- Sabe, na semana passada eu recebi aqui no trabalho um xará, Antônio, só Antônio. Ele sentou aí onde você está, se apresentou, melhor, disse que era amigo do chefe. Mostrou o seu álbum de fotografias do seu trabalho. Rapaz, eu estranhei as roupas coloridas.
- De palhaço?, - perguntou Genilton.
- Não. Poderia ser ... – e Marco Antônio parou de falar, pensava.
- De palhaço Marco? Só pode ser.
- Não, de Drag Queen.
- Drag Queen!!, - Genilton falou tão devagar, o estranhamento do exotismo da profissão de Antônio só não foi maior, por que ele via vez por outra um na tevê.
- Pois é.
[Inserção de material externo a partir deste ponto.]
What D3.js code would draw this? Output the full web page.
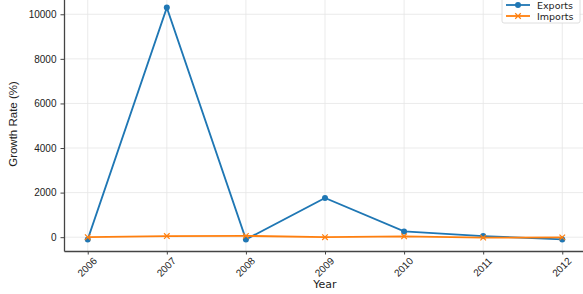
<!DOCTYPE html>
<html>
<head>
<meta charset="utf-8">
<script src="https://cdn.jsdelivr.net/npm/d3@7"></script>
<style>
  body { margin: 0; background: #fff; }
  svg { display: block; font-family: "DejaVu Sans", sans-serif; }
  .grid line { stroke: #e6e6e6; stroke-width: 0.8; }
  .axis path, .axis line { stroke: #444; }
  .axis text { fill: #222; font-size: 10px; }
</style>
</head>
<body>
<svg id="chart" width="583" height="294"></svg>
<script>
"use strict";

var years = [2006, 2007, 2008, 2009, 2010, 2011, 2012];
var exportsGrowth = [-100, 10300, -100, 1760, 260, 50, -100];
var importsGrowth = [0, 50, 60, 0, 40, -20, -10];
var yTicks = [0, 2000, 4000, 6000, 8000, 10000];

var svg = d3.select("#chart");
var plotLeft = 64, plotRight = 586, plotTop = -4, plotBottom = 251;

var x = d3.scaleLinear().domain([2005.7, 2012.3]).range([plotLeft, plotRight]);
var y = d3.scaleLinear().domain([-620, 10820]).range([plotBottom, plotTop]);

// grid
svg.append("g").attr("class", "grid")
  .selectAll("line").data(years).enter().append("line")
    .attr("x1", function(d) { return x(d); }).attr("x2", function(d) { return x(d); })
    .attr("y1", plotTop).attr("y2", plotBottom);
svg.append("g").attr("class", "grid")
  .selectAll("line").data(yTicks).enter().append("line")
    .attr("x1", plotLeft).attr("x2", plotRight)
    .attr("y1", function(d) { return y(d); }).attr("y2", function(d) { return y(d); });

// axes
var xAxis = svg.append("g")
  .attr("class", "axis")
  .attr("transform", "translate(0," + plotBottom + ")")
  .call(d3.axisBottom(x).tickValues(years).tickFormat(d3.format("d")).tickSize(3.5).tickSizeOuter(0));
xAxis.select(".domain").attr("stroke-width", 1.3);
// rotated labels centred under each tick
xAxis.selectAll("text")
  .attr("text-anchor", "middle")
  .attr("y", 0).attr("dy", "0.35em")
  .attr("transform", "translate(-1,16) rotate(-45)");

var yAxis = svg.append("g")
  .attr("class", "axis")
  .attr("transform", "translate(" + plotLeft + ",0)")
  .call(d3.axisLeft(y).tickValues(yTicks).tickFormat(d3.format("d")).tickSize(3.5).tickSizeOuter(0).tickPadding(4));
yAxis.select(".domain").attr("stroke-width", 1.3);

svg.append("text")
  .attr("x", 325).attr("y", 288)
  .attr("text-anchor", "middle")
  .attr("font-size", 11)
  .attr("fill", "#222")
  .text("Year");

svg.append("text")
  .attr("transform", "translate(17,124) rotate(-90)")
  .attr("text-anchor", "middle")
  .attr("font-family", "Liberation Sans Narrow, Liberation Sans, sans-serif")
  .attr("font-size", 11.5)
  .attr("fill", "#222")
  .text("Growth Rate (%)");

// lines
var line = d3.line()
  .x(function(d, i) { return x(years[i]); })
  .y(function(d) { return y(d); });

svg.append("path").datum(exportsGrowth)
  .attr("fill", "none").attr("stroke", "#1f77b4").attr("stroke-width", 1.8)
  .attr("d", line);
svg.append("g").selectAll("circle").data(exportsGrowth).enter().append("circle")
  .attr("cx", function(d, i) { return x(years[i]); })
  .attr("cy", function(d) { return y(d); })
  .attr("r", 3)
  .attr("fill", "#1f77b4");

svg.append("path").datum(importsGrowth)
  .attr("fill", "none").attr("stroke", "#ff7f0e").attr("stroke-width", 1.8)
  .attr("d", line);
var cross = d3.symbol().type(d3.symbolX).size(22);
svg.append("g").selectAll("path").data(importsGrowth).enter().append("path")
  .attr("transform", function(d, i) { return "translate(" + x(years[i]) + "," + y(d) + ")"; })
  .attr("d", cross)
  .attr("fill", "none")
  .attr("stroke", "#ff7f0e")
  .attr("stroke-width", 1.2);

// legend
var legend = svg.append("g").attr("transform", "translate(502,-3)");
legend.append("rect")
  .attr("width", 78).attr("height", 26).attr("rx", 2)
  .attr("fill", "#fff").attr("fill-opacity", 0.85)
  .attr("stroke", "#d6d6d6").attr("stroke-width", 0.8);
var entries = [
  { name: "Exports", color: "#1f77b4", marker: "circle" },
  { name: "Imports", color: "#ff7f0e", marker: "x" }
];
entries.forEach(function(e, i) {
  var yy = 8 + i * 11;
  legend.append("line")
    .attr("x1", 4).attr("x2", 28).attr("y1", yy).attr("y2", yy)
    .attr("stroke", e.color).attr("stroke-width", 1.8);
  if (e.marker === "circle") {
    legend.append("circle").attr("cx", 16).attr("cy", yy).attr("r", 3).attr("fill", e.color);
  } else {
    legend.append("path").attr("transform", "translate(16," + yy + ")")
      .attr("d", cross).attr("fill", "none").attr("stroke", e.color).attr("stroke-width", 1.2);
  }
  legend.append("text")
    .attr("x", 35).attr("y", yy + 3.5)
    .attr("font-size", 9.5).attr("fill", "#222")
    .text(e.name);
});
</script>
</body>
</html>
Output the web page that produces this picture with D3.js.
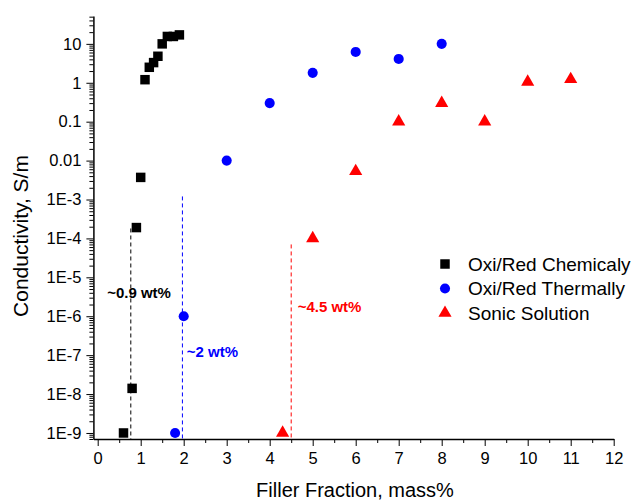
<!DOCTYPE html>
<html>
<head>
<meta charset="utf-8">
<script src="https://cdn.jsdelivr.net/npm/d3@7"></script>
<style>
  body { margin: 0; background: #fff; }
  svg { font-family: "Liberation Sans", Arial, sans-serif; }
  .axis path, .axis line { stroke: #000; }
  .axis path { stroke-width: 1.5; }
  .axis text { font-size: 16.5px; fill: #000; }
</style>
</head>
<body>
<div id="chart"></div>
<script>
const width = 640,
height = 502;

// x positions in mass%, conductivity in S/m
const chemX = [0.6, 0.8, 0.9, 1.0, 1.1, 1.2, 1.3, 1.4, 1.5, 1.62, 1.76, 1.9];
const chemY = [1e-9, 1.4e-8, 1.9e-4, 3.7e-3, 1.2, 2.5, 3.3, 4.8, 10, 15.5, 15.5, 17];

const thermX = [1.8, 2.0, 3, 4, 5, 6, 7, 8];
const thermY = [1e-9, 1e-6, 0.01, 0.3, 1.8, 6.2, 4.1, 10];

const sonicX = [4.3, 5, 6, 7, 8, 9, 10, 11];
const sonicY = [1e-9, 1e-4, 5.3e-3, 0.1, 0.3, 0.1, 1.05, 1.23];

const seriesNames = ['Oxi/Red Chemicaly', 'Oxi/Red Thermally', 'Sonic Solution'];
const seriesColors = ['#000000', '#0000ff', '#ff0000'];

const xTicks = [0, 1, 2, 3, 4, 5, 6, 7, 8, 9, 10, 11, 12];
const yTicks = [1e-9, 1e-8, 1e-7, 1e-6, 1e-5, 1e-4, 1e-3, 0.01, 0.1, 1, 10];
const yTickLabels = ['1E-9', '1E-8', '1E-7', '1E-6', '1E-5', '1E-4', '1E-3', '0.01', '0.1', '1', '10'];

// threshold markers: x, top value, label, label position
const thresholdX = [0.77, 1.97, 4.5];
const thresholdTop = [1.8e-4, 1.2e-3, 7e-5];
const thresholdText = ['~0.9 wt%', '~2 wt%', '~4.5 wt%'];
const labelX = [0.22, 2.07, 4.65];
const labelY = [4e-6, 1.2e-7, 1.8e-6];

const x = d3.scaleLinear().domain([-0.1, 12]).range([93.4, 613.7]);
const y = d3.scaleLog().domain([7e-10, 52]).range([439, 16]);

const svg = d3.select('#chart').
append('svg').
attr('width', width).
attr('height', height);

// minor ticks first
const xMinor = d3.range(0.5, 12, 1);
svg.append('g').
attr('class', 'axis').
attr('transform', `translate(0,${y.range()[0]})`).
call(d3.axisBottom(x).tickValues(xMinor).tickSize(4).tickSizeOuter(0).tickFormat('')).
call(g => g.select('.domain').remove());

const yMinor = [];
for (let e = -10; e <= 1; e++) {
  for (let k = 2; k <= 9; k++) {
    const v = k * Math.pow(10, e);
    if (v > y.domain()[0] && v < y.domain()[1]) yMinor.push(v);
  }
}
svg.append('g').
attr('class', 'axis').
attr('transform', `translate(${x.range()[0]},0)`).
call(d3.axisLeft(y).tickValues(yMinor).tickSize(4).tickSizeOuter(0).tickFormat('')).
call(g => g.select('.domain').remove());

svg.append('g').
attr('class', 'axis').
attr('transform', `translate(0,${y.range()[0]})`).
call(d3.axisBottom(x).tickValues(xTicks).tickSize(7).tickSizeOuter(0).tickPadding(6).tickFormat(d3.format('d')));

svg.append('g').
attr('class', 'axis').
attr('transform', `translate(${x.range()[0]},0)`).
call(d3.axisLeft(y).tickValues(yTicks).tickSize(7).tickSizeOuter(0).tickPadding(5).
tickFormat((d, i) => yTickLabels[i]));

// axis titles
svg.append('text').
attr('x', 355).
attr('y', 497).
attr('text-anchor', 'middle').
style('font-size', '20px').
text('Filler Fraction, mass%');

svg.append('text').
attr('transform', 'translate(28,236) rotate(-90)').
attr('text-anchor', 'middle').
style('font-size', '21px').
text('Conductivity, S/m');

// dashed threshold lines
svg.selectAll('.threshold').
data(thresholdX).
enter().
append('line').
attr('class', 'threshold').
attr('x1', d => x(d)).
attr('x2', d => x(d)).
attr('y1', (d, i) => y(thresholdTop[i])).
attr('y2', y.range()[0]).
attr('stroke', (d, i) => seriesColors[i]).
attr('stroke-width', 1).
attr('stroke-dasharray', '4,3');

svg.selectAll('.threshold-label').
data(thresholdText).
enter().
append('text').
attr('class', 'threshold-label').
attr('x', (d, i) => x(labelX[i])).
attr('y', (d, i) => y(labelY[i])).
attr('dy', '0.35em').
style('font-size', '15px').
style('font-weight', 'bold').
style('fill', (d, i) => seriesColors[i]).
text(d => d);

// markers
const square = d3.symbol().type(d3.symbolSquare).size(90);
const circle = d3.symbol().type(d3.symbolCircle).size(80);
const triangle = d3.symbol().type(d3.symbolTriangle).size(75);
const shapes = [square, circle, triangle];

const series = [
{ xs: chemX, ys: chemY },
{ xs: thermX, ys: thermY },
{ xs: sonicX, ys: sonicY }];


series.forEach((s, si) => {
  svg.append('g').
  selectAll('path').
  data(s.xs.map((v, i) => [v, s.ys[i]])).
  enter().
  append('path').
  attr('d', shapes[si]()).
  attr('transform', d => `translate(${x(d[0])},${y(d[1])})`).
  attr('fill', seriesColors[si]);
});

// legend
const legend = svg.append('g').
attr('id', 'legend').
attr('transform', 'translate(445,264)');

legend.selectAll('path').
data(seriesNames).
enter().
append('path').
attr('d', (d, i) => shapes[i]()).
attr('transform', (d, i) => `translate(0,${i * 24.5})`).
attr('fill', (d, i) => seriesColors[i]);

legend.selectAll('text').
data(seriesNames).
enter().
append('text').
attr('x', 23).
attr('y', (d, i) => i * 24.5).
attr('dy', '0.36em').
style('font-size', '19px').
text(d => d);
</script>
</body>
</html>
Nem deu tempo de pensar em algo, ela já foi contando o seu problema ...
- Qual problema esse bicha tem? Não é para ter nenhum.
- Mas tem ...
- Ignora, irmão. Ignora.
- Não consegui ...
- Você tem o coração mole. Mole demais.
- Genilton, eu tinha que ouvir. Olha, no estado dele, dez reais para mim não custa nada. Nada. Nada ...
- É que você é rico, mas também é muito besta!
Marco Antônio já tinha resolvido parar aquela conversa com Genilton. Estava procurando a palavra mais educada para interromper o papo, que havia se tornado desagradável, mas de repente Genilton mudou de tom, já crítico, rosnou:
- Você gosta é de bicha! Não é?
- Genilton, dia desses um cliente sentou na minha frente e começou a conversar.
- Eu sei, você tem paciência.
- Aí esse cliente me pediu socorro. Não tinha forças para subir essa escada.
- Lá vem você com seu coração bondoso, - disse Genilton, irônico.
- Eu chamei Zezé e ele desenrolou, - desta vez não houve réplica.
- Sabe, um mês depois ele voltou, mas dessa vez não pediu ajuda.
- É capaz de ser o tal de Drag Queen.
- E ele contou uma história linda. Disse que um dia estava na aula quando uma colega chamou parte da turma para rezarem juntos.
- Agora vem você com religião.
- Pois bem, ele disse que durante mais de mês ele rezaram no intervalo do recreio a favor de um colega, que ele não tinham tanta intimidade.
- Falando da oração para o colega, - respondeu Genilton.
- É verdade. Foi quando ele disse que quase dois meses depois, aquele colega voltou curado e depois de uns quinze dias ele se aproximou do rapaz e disse a ele: “Nós rezamos toda noite quando você estava em doente.”
- Era para mim. Esse homem é o Drag Queen?
- É.
- Eu não agradeci. Onde ele está?
- Morreu ... estava bem doente. Pegue esse papel, ele deixou esse poema que um amigo havia feito naquele tempo.
Genilton pegou, desembrulhou o papel amarrotado como quem abre um pacote de pão e se pôs a ler:
Muitas vezes nos
damos por vencidos
ao ouvirmos
de alguém um
diagnóstico.
Porém Deus nos
prepara o prognóstico
Atendendo com amor
nossos pedidos.
Os problemas são
todos removidos (no áudio errei e gravei resolvidos)
quando a fé se torna
cristalina.
E a resposta que
vem da mão divina
nos devolve por inteiro
as emoções.
Ao notarmos que
nossas orações
Alteram as razões da
medicina.
Ass. Ademar Rafael Ferreira
- Não sei o que dizer.
- Depois que ele saiu de vez da vida, eu só penso nele assim: Meu amigo, um certo Antônio, - falou Marco Antônio.
- É, - disse Genilton, e o silêncio se fez ouvir.